City officials explain why Lawrence didn’t take Westar’s offer of wind energy

photo by: Associated Press

A row of 260-foot-tall wind turbines churn out power at the Smoky Hills wind farm near Lincoln, Kan. Saturday, Jan. 26, 2008. (AP Photo/Charlie Riedel)

Some Lawrence residents are asking why the city of Lawrence didn’t take an offer from Westar Energy to power the city’s energy needs exclusively with wind energy, especially given that the wind rate is cheaper than what the city pays now.

Lawrence resident Michael Almon told the Lawrence City Commission at its meeting Monday that the city should invest in wind power for economic reasons, but also because of the city’s concern for the environment.

“That’s why this community is the blue bubble in the red sea,” Almon said. “We live by our values; we also live by fiscal responsibility, but the values are equally if not more (important).”

City staffers said they had been in the process of reviewing Westar’s offer but had not been able to determine — before all the wind energy was spoken for — whether it was a good idea, according to a city staff memo to the commission. It has been about six months since Westar announced the limited availability of wind energy, and Almon said he thought the topic should have been brought to the commission for consideration long before now, when it was already too late. City staff had prepared a presentation on the topic as part of Monday’s meeting agenda in response to comments recently made by Almon and another Lawrence resident.

In July, Westar announced that it would allow some of its large-demand customers, including Lawrence, to purchase wind energy at a fixed rate for the next 20 years. Lawrence — which operates dozens of buildings, as well as multiple water treatment facilities, sewer plants and pump stations — was not among the municipalities, universities and other entities that took Westar up on the offer.

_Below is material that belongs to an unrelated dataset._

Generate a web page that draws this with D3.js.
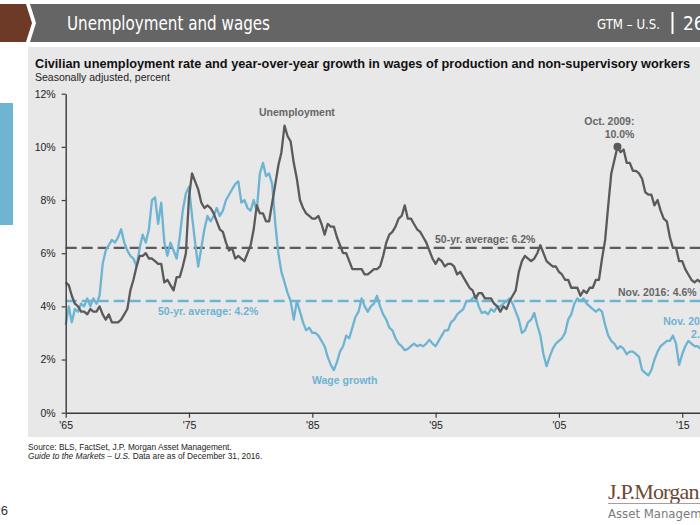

Westar had 200 megawatts of wind power available from the planned Soldier Creek Wind Farm that will be operational by the end of 2020, according to a news release from Westar. Westar would offer a fuel charge of 1.8 cents per kilowatt hour for a 20-year term as part of the agreement. The reservations of wind energy were available on a first-come, first-served basis, and all the energy has now been allocated — Douglas County, Manhattan, the University of Kansas and Kansas State University being among those to sign wind-energy agreements with Westar.

The city doesn’t currently have a figure for how much it paid for energy in 2018, but the city paid 10.8 cents total per kilowatt hour in 2017, according to information that Sustainability Director Jasmin Moore later provided the Journal-World. Moore noted that the fuel rate Westar offered on wind energy, of 1.8 cents per kilowatt hour, is only a portion of the total bill. She said the average cost of the city’s fuel charge for the last five years was 2.1 cents.

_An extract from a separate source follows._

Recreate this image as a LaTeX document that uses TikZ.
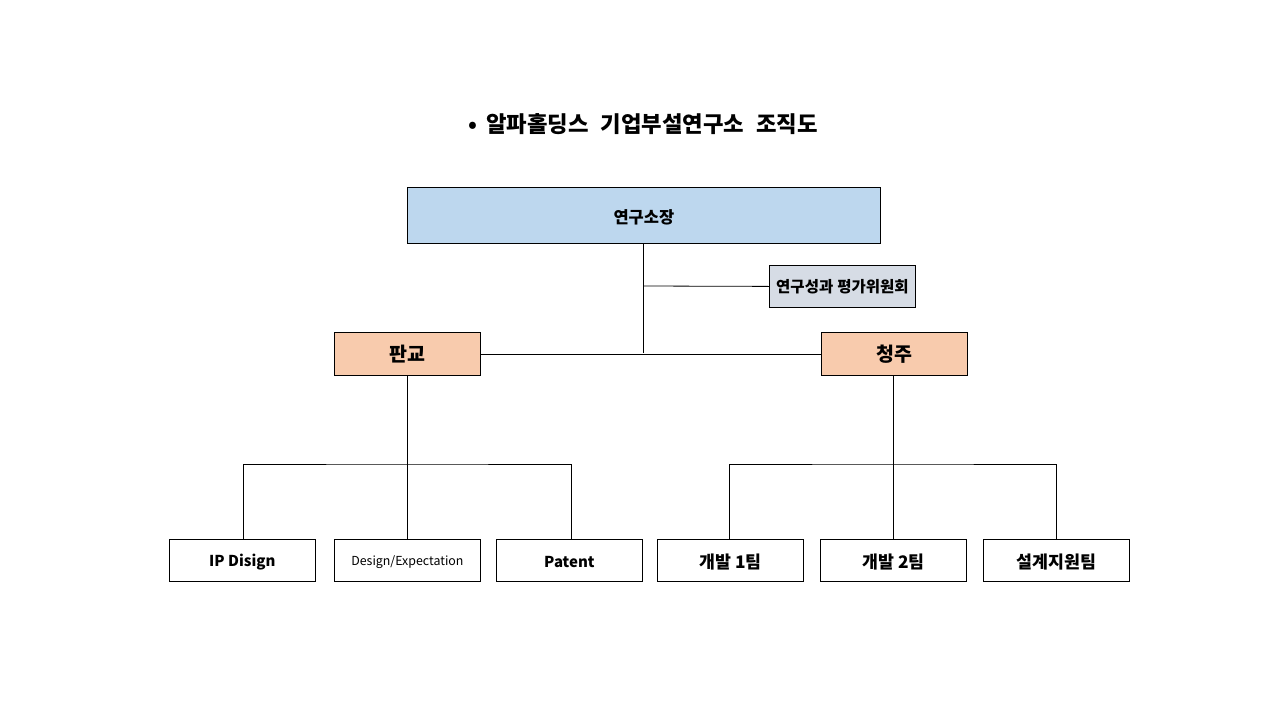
\documentclass[tikz,border=0pt]{standalone}
\usepackage{fontspec}
\setmainfont{Noto Sans CJK KR}
\definecolor{blueF}{HTML}{BDD7EE}
\definecolor{grayF}{HTML}{D6DCE5}
\definecolor{orangeF}{HTML}{F8CBAD}
\newcommand{\lowr}[1]{\raisebox{-2pt}[\height][\depth]{#1}}
\begin{document}
\begin{tikzpicture}[x=1pt,y=-1pt,
  box/.style={draw=black,line width=0.8pt,anchor=north west,inner sep=0pt,align=center},
  conn/.style={draw=black,line width=0.8pt}]
\useasboundingbox (0,0) rectangle (1280,720);
\node[anchor=center,font=\fontsize{22.3}{25}\selectfont\bfseries] (title) at (643,124) {•\hspace{9pt}알파홀딩스\hspace{12pt}기업부설연구소\hspace{12pt}조직도};
\node[box,fill=blueF,minimum width=473pt,minimum height=56pt,font=\fontsize{16.5}{18}\selectfont\bfseries] (dir) at (407,187) {\lowr{연구소장}};
\node[box,fill=grayF,minimum width=146pt,minimum height=42pt,font=\fontsize{15.5}{17}\selectfont\bfseries] (com) at (769,265) {연구성과\hspace{4pt}평가위원회};
\node[box,fill=orangeF,minimum width=146pt,minimum height=43pt,font=\fontsize{19.5}{21}\selectfont\bfseries] (pg) at (334,332) {판교};
\node[box,fill=orangeF,minimum width=146pt,minimum height=43pt,font=\fontsize{19.5}{21}\selectfont\bfseries] (cj) at (821,332) {청주};
\tikzset{leaf/.style={box,minimum width=146pt,minimum height=42pt,font=\fontsize{15}{17}\selectfont\bfseries},
  leafk/.style={leaf,font=\fontsize{17.3}{19}\selectfont\bfseries}}
\node[leaf] (ip) at (169,539) {\lowr{IP Disign}};
\node[leaf,font=\fontsize{12.4}{14}\selectfont] (de) at (334,539) {\lowr{Design/Expectation}};
\node[leaf] (pt) at (496,539) {\lowr{Patent}};
\node[leafk] (d1) at (657,539) {\lowr{개발 1팀}};
\node[leafk] (d2) at (820,539) {\lowr{개발 2팀}};
\node[leafk] (sg) at (983,539) {\lowr{설계지원팀}};
% connectors
\coordinate (j1) at (643,353);
\coordinate (j0) at (643,286);
\draw[conn] (dir.south -| j1) -- (j1);
\draw[conn] (j0) -- (com.west);
\draw[conn] (pg.east) -- (cj.west);
\coordinate (pgj) at (407,464);
\coordinate (cjj) at (893,464);
\draw[conn] (pg.south -| pgj) -- (pgj);
\draw[conn] (ip.north -| 243,0) |- (pgj) -| (pt.north -| 571,0);
\draw[conn] (pgj) -- (de.north -| pgj);
\draw[conn] (cj.south -| cjj) -- (cjj);
\draw[conn] (d1.north -| 729,0) |- (cjj) -| (sg.north -| 1056,0);
\draw[conn] (cjj) -- (d2.north -| cjj);
\end{tikzpicture}
\end{document}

Moore said the city used about 33.8 million kilowatt hours of energy in 2017 and about 34 million in 2018.

Municipal Services and Operations Director Dave Wagner told commissioners Monday that the city’s energy needs and use were complex and the city has been working with the company Black & Veatch to conduct a cost-benefit analysis of the proposed Westar contract. The city provided the commission a timeline of the city’s review of the offer, which thus far had not involved the commission. Wagner said that while the analysis wasn’t done in time for the Westar offer, the city would be more prepared in the future.

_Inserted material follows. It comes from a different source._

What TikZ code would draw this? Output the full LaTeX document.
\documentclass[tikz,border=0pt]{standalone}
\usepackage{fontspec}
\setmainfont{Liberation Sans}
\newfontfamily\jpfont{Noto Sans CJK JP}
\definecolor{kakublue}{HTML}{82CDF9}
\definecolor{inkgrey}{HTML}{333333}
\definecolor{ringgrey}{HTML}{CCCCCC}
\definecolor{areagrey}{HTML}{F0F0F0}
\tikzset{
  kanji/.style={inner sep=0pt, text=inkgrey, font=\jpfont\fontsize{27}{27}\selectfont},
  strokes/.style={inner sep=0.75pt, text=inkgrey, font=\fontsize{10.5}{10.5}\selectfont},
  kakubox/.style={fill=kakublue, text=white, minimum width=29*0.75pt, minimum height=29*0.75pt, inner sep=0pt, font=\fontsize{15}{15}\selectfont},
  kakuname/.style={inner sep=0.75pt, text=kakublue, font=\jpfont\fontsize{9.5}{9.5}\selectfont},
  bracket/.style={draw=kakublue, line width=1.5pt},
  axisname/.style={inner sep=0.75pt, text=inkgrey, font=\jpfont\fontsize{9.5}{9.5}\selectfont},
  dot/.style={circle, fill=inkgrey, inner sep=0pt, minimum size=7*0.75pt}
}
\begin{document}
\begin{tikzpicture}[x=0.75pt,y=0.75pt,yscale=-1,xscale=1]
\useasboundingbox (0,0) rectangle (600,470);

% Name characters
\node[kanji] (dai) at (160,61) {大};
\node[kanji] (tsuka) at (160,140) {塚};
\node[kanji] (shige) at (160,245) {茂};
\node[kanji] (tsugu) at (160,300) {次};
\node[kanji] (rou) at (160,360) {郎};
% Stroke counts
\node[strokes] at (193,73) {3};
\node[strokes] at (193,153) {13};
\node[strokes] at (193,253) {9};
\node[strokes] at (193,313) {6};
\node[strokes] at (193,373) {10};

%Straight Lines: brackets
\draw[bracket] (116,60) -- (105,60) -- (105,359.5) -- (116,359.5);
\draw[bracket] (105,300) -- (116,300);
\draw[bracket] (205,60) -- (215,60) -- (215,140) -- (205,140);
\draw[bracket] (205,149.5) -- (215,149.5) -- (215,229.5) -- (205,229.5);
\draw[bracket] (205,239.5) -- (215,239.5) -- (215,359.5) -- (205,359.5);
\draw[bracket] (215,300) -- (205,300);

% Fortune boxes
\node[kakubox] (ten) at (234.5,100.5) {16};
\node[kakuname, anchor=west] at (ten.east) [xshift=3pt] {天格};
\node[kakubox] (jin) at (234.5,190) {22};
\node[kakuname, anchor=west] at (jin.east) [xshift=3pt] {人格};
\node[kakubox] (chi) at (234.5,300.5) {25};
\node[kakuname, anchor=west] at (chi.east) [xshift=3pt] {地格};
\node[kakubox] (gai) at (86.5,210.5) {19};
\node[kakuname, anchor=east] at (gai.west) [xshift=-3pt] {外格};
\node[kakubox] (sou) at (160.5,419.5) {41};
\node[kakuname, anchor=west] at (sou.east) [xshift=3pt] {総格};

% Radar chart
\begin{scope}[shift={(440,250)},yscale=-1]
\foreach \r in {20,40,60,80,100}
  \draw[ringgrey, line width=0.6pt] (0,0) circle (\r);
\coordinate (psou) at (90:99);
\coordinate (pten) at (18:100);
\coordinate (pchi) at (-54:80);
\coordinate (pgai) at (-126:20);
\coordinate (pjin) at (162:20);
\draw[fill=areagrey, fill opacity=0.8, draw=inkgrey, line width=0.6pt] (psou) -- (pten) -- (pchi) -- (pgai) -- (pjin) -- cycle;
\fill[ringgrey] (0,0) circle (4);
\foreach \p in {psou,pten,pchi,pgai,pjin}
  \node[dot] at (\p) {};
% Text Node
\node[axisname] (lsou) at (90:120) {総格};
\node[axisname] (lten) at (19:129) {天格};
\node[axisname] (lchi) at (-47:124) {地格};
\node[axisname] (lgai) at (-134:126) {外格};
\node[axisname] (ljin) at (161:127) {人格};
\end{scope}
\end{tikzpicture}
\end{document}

“We just didn’t have the understanding, at least in my mindset, to pull that trigger at that point in time,” Wagner said. “To understand really what the impacts would be long term (and) short term, whether it was a benefit or whether there could be some negatives to that long-term commitment. So I think we’re learning from that.”

Commissioner Jennifer Ananda asked what would have been the risk of the city signing up for the wind-energy agreement. Wagner responded that perhaps a better renewable energy source would become available within the span of the 20-year agreement but that the city would then be committed to wind energy. He added that the agreement could also prevent the city from using other renewable energy sources, such as bio-gas or solar.

Currently, electricity purchased from Westar Energy for city operations is generated from a mix of power sources, according to information provided to the Journal-World from KCP&L and Westar spokeswoman Gina Penzig. She said that about half of the electricity is from emission-free sources — nuclear and renewables — and the other half is generated from natural gas and coal. She said electricity from renewable sources, primarily Kansas wind farms, generally provides about a third of the power for Westar customers.

Ananda, Commissioner Matthew Herbert and Mayor Lisa Larsen all said it was frustrating that the topic hadn’t come to them sooner and that the discussion was happening when action could no longer be taken. Larsen said it would have been nice to know about the proposed Westar agreement but that she doesn’t think the commission would have had enough information to make an informed decision.

“Yes, we need to move forward and we will; there’s no doubt in my mind, but we need to make sure we do it in a manner that spends our dollars wisely,” Larsen said.

City Manager Tom Markus responded that the public comments about the process had struck a chord with him and that in hindsight he wishes that he would have provided a report to the commission earlier to let the governing body know the review was underway. He said he thought that going forward city staff would need to pay more attention to such notifications.

Editor’s note: A previous version of this article did not specify that the rate offered by Westar for wind energy is a portion of the total energy costs. The story has been updated to reflect that.